* TASK BRIEF
Everything in the data should be repeated exactly, save for the images.

* RAW DATA
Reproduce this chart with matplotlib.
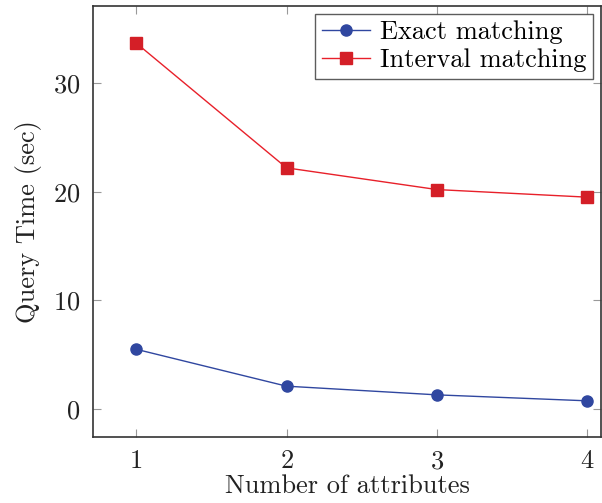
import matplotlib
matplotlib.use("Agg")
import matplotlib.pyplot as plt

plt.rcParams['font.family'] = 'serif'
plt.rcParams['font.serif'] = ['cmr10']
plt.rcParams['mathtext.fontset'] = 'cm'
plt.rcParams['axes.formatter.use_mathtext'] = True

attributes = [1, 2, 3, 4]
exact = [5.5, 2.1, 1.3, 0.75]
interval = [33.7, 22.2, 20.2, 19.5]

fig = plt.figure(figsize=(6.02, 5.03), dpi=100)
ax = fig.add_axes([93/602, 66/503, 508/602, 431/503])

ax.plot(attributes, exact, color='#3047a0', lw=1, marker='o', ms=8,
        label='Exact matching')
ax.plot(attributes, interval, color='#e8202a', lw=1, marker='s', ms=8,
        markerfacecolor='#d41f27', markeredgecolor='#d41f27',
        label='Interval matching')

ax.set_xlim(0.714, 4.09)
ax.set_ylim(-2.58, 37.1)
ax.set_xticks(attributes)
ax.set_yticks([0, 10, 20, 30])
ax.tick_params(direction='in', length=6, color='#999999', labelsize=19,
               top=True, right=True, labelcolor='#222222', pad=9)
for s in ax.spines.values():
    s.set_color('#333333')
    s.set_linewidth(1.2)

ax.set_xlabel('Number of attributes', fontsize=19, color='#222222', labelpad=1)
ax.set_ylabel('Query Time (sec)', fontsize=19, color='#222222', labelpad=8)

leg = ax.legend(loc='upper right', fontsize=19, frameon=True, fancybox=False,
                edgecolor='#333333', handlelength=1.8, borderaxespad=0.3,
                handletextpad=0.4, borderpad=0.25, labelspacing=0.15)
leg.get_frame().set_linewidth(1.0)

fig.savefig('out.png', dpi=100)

* REPLY
Reproduce this chart with matplotlib.
import matplotlib
matplotlib.use("Agg")
import matplotlib.pyplot as plt

plt.rcParams['font.family'] = 'serif'
plt.rcParams['font.serif'] = ['cmr10']
plt.rcParams['mathtext.fontset'] = 'cm'
plt.rcParams['axes.formatter.use_mathtext'] = True

attributes = [1, 2, 3, 4]
exact = [5.5, 2.1, 1.3, 0.75]
interval = [33.7, 22.2, 20.2, 19.5]

fig = plt.figure(figsize=(6.02, 5.03), dpi=100)
ax = fig.add_axes([93/602, 66/503, 508/602, 431/503])

ax.plot(attributes, exact, color='#3047a0', lw=1, marker='o', ms=8,
        label='Exact matching')
ax.plot(attributes, interval, color='#e8202a', lw=1, marker='s', ms=8,
        markerfacecolor='#d41f27', markeredgecolor='#d41f27',
        label='Interval matching')

ax.set_xlim(0.714, 4.09)
ax.set_ylim(-2.58, 37.1)
ax.set_xticks(attributes)
ax.set_yticks([0, 10, 20, 30])
ax.tick_params(direction='in', length=6, color='#999999', labelsize=19,
               top=True, right=True, labelcolor='#222222', pad=9)
for s in ax.spines.values():
    s.set_color('#333333')
    s.set_linewidth(1.2)

ax.set_xlabel('Number of attributes', fontsize=19, color='#222222', labelpad=1)
ax.set_ylabel('Query Time (sec)', fontsize=19, color='#222222', labelpad=8)

leg = ax.legend(loc='upper right', fontsize=19, frameon=True, fancybox=False,
                edgecolor='#333333', handlelength=1.8, borderaxespad=0.3,
                handletextpad=0.4, borderpad=0.25, labelspacing=0.15)
leg.get_frame().set_linewidth(1.0)

fig.savefig('out.png', dpi=100)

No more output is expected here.